## WHAT YOU HAVE TO DO
Please, without the pictures, retype exactly the lines from the start of the material through the line that holds "minimum height=100pt] (g5)".

## DATA SHOWN
** begin **

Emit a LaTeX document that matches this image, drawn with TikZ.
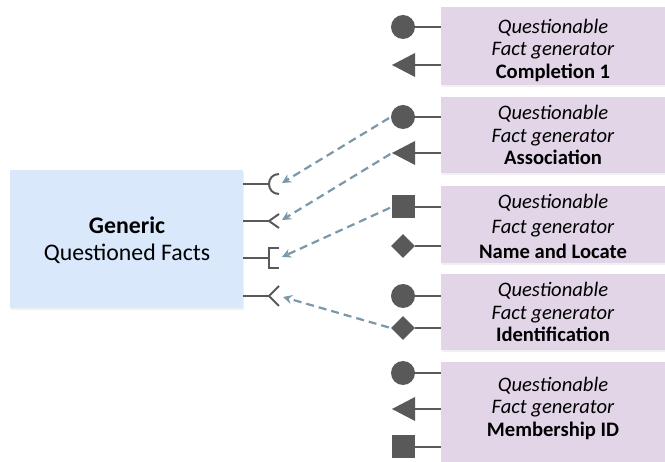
\documentclass[tikz,border=0pt]{standalone}
\usepackage{fontspec}
\setmainfont{Carlito}
\usetikzlibrary{shapes.geometric,arrows.meta,shadows}
\definecolor{lilac}{HTML}{E1D5E7}
\definecolor{paleblue}{HTML}{DAE8FC}
\definecolor{symgray}{HTML}{595959}
\definecolor{dashblue}{HTML}{7A98A8}
\begin{document}
\begin{tikzpicture}[x=1pt,y=-1pt,
  genbox/.style={fill=lilac, draw=none, minimum width=224pt, anchor=west, inner sep=0pt,
    drop shadow={shadow xshift=1pt, shadow yshift=-2pt, opacity=0.12}},
  qbox/.style={fill=paleblue, draw=none, minimum width=233pt, minimum height=138pt, inner sep=0pt,
    drop shadow={shadow xshift=1pt, shadow yshift=-2pt, opacity=0.12}},
  gentxt/.style={align=center, font=\fontsize{20.6}{22.5}\selectfont, inner sep=0pt},
  gentxtwide/.style={align=center, font=\fontsize{20.6}{25}\selectfont, inner sep=0pt},
  qtxt/.style={align=center, font=\fontsize{23.8}{27}\selectfont, inner sep=0pt},
  conn/.style={draw=symgray, line width=2pt},
  symc/.style={circle, fill=symgray, minimum size=24pt, inner sep=0pt},
  syms/.style={rectangle, fill=symgray, minimum size=23pt, inner sep=0pt},
  symd/.style={diamond, fill=symgray, minimum size=24pt, inner sep=0pt},
  dasharrow/.style={draw=dashblue, line width=2.2pt, dash pattern=on 8pt off 5pt,
    -{Stealth[length=9pt,width=9pt,inset=3pt]}, shorten <=2pt}
]
\useasboundingbox (0,0) rectangle (665,462);

% left box
\node[qbox] (q) at (126.5,239) {};
\node[qtxt] (qt) at (127,240) {\textbf{Generic}\\Questioned Facts};

% generator boxes
\node[genbox, minimum height=78pt] (g1) at (441,46) {};
\node[genbox, minimum height=76pt] (g2) at (441,135) {};
\node[genbox, minimum height=77pt] (g3) at (441,224.5) {};
\node[genbox, minimum height=76pt] (g4) at (441,312) {};
\node[genbox, minimum height=100pt] (g5) at (441,412) {};

\node[gentxt] (t1) at (553,50) {\textit{Questionable}\\\textit{Fact generator}\\\textbf{Completion 1}};
\node[gentxt] (t2) at (553,135) {\textit{Questionable}\\\textit{Fact generator}\\\textbf{Association}};
\node[gentxtwide] (t3) at (553,226) {\textit{Questionable}\\\textit{Fact generator}\\\textbf{Name and Locate}};
\node[gentxt] (t4) at (553,312) {\textit{Questionable}\\\textit{Fact generator}\\\textbf{Identification}};
\node[gentxt] (t5) at (553,408) {\textit{Questionable}\\\textit{Fact generator}\\\textbf{Membership ID}};

% symbols of box 1
\node[symc] (c1) at (403,27) {};
\coordinate (a1) at (392,65);
\fill[symgray] (a1) -- (415,53) -- (415,77) -- cycle;
\draw[conn] (c1) -- (c1 -| g1.west);
\draw[conn] (415,65) -- (a1 -| g1.west);

% symbols of box 2
\node[symc] (c2) at (403,117) {};
\coordinate (a2) at (392,153);
\fill[symgray] (a2) -- (415,141) -- (415,165) -- cycle;
\draw[conn] (c2) -- (c2 -| g2.west);
\draw[conn] (415,153) -- (a2 -| g2.west);

% symbols of box 3
\node[syms] (s3) at (403.5,207) {};
\node[symd] (d3) at (403,246) {};
\draw[conn] (s3) -- (s3 -| g3.west);
\draw[conn] (d3) -- (d3 -| g3.west);

% symbols of box 4
\node[symc] (c4) at (403,296) {};
\node[symd] (d4) at (403,328) {};
\draw[conn] (c4) -- (c4 -| g4.west);
\draw[conn] (d4) -- (d4 -| g4.west);

% symbols of box 5
\node[symc] (c5) at (403,373) {};
\coordinate (a5) at (392,409);
\fill[symgray] (a5) -- (415,397) -- (415,421) -- cycle;
\node[syms] (s5) at (403.5,447) {};
\draw[conn] (c5) -- (c5 -| g5.west);
\draw[conn] (415,409) -- (a5 -| g5.west);
\draw[conn] (s5) -- (s5 -| g5.west);

% left connectors
\coordinate (p1) at (269,184);
\coordinate (p2) at (269,221);
\coordinate (p3) at (269,258);
\coordinate (p4) at (269,296);
\draw[conn] (p1 -| q.east) -- (p1);
\draw[conn] (p2 -| q.east) -- (p2);
\draw[conn] (p3 -| q.east) -- (p3);
\draw[conn] (p4 -| q.east) -- (p4);
\draw[conn] (279,174) .. controls (265.7,174) and (265.7,194) .. (279,194);
\draw[conn, line join=miter] (279,214) -- (p2) -- (279,228);
\draw[conn, line join=miter] (279,248) -- (269,248) -- (269,268) -- (279,268);
\draw[conn, line join=miter] (279,286) -- (p4) -- (279,306);

% dashed arrows
\coordinate (e1) at (282,183);
\coordinate (e2) at (282,220);
\coordinate (e3) at (282,257);
\coordinate (e4) at (283,297);
\draw[dasharrow] (c2.west) -- (e1);
\draw[dasharrow] (a2) -- (e2);
\draw[dasharrow] (s3.west) -- (e3);
\draw[dasharrow] (d4.west) -- (e4);
\end{tikzpicture}
\end{document}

** end **

## SOLUTION TO THE PROBLEM
Emit a LaTeX document that matches this image, drawn with TikZ.
\documentclass[tikz,border=0pt]{standalone}
\usepackage{fontspec}
\setmainfont{Carlito}
\usetikzlibrary{shapes.geometric,arrows.meta,shadows}
\definecolor{lilac}{HTML}{E1D5E7}
\definecolor{paleblue}{HTML}{DAE8FC}
\definecolor{symgray}{HTML}{595959}
\definecolor{dashblue}{HTML}{7A98A8}
\begin{document}
\begin{tikzpicture}[x=1pt,y=-1pt,
  genbox/.style={fill=lilac, draw=none, minimum width=224pt, anchor=west, inner sep=0pt,
    drop shadow={shadow xshift=1pt, shadow yshift=-2pt, opacity=0.12}},
  qbox/.style={fill=paleblue, draw=none, minimum width=233pt, minimum height=138pt, inner sep=0pt,
    drop shadow={shadow xshift=1pt, shadow yshift=-2pt, opacity=0.12}},
  gentxt/.style={align=center, font=\fontsize{20.6}{22.5}\selectfont, inner sep=0pt},
  gentxtwide/.style={align=center, font=\fontsize{20.6}{25}\selectfont, inner sep=0pt},
  qtxt/.style={align=center, font=\fontsize{23.8}{27}\selectfont, inner sep=0pt},
  conn/.style={draw=symgray, line width=2pt},
  symc/.style={circle, fill=symgray, minimum size=24pt, inner sep=0pt},
  syms/.style={rectangle, fill=symgray, minimum size=23pt, inner sep=0pt},
  symd/.style={diamond, fill=symgray, minimum size=24pt, inner sep=0pt},
  dasharrow/.style={draw=dashblue, line width=2.2pt, dash pattern=on 8pt off 5pt,
    -{Stealth[length=9pt,width=9pt,inset=3pt]}, shorten <=2pt}
]
\useasboundingbox (0,0) rectangle (665,462);

% left box
\node[qbox] (q) at (126.5,239) {};
\node[qtxt] (qt) at (127,240) {\textbf{Generic}\\Questioned Facts};

% generator boxes
\node[genbox, minimum height=78pt] (g1) at (441,46) {};
\node[genbox, minimum height=76pt] (g2) at (441,135) {};
\node[genbox, minimum height=77pt] (g3) at (441,224.5) {};
\node[genbox, minimum height=76pt] (g4) at (441,312) {};
\node[genbox, minimum height=100pt] (g5) at (441,412) {};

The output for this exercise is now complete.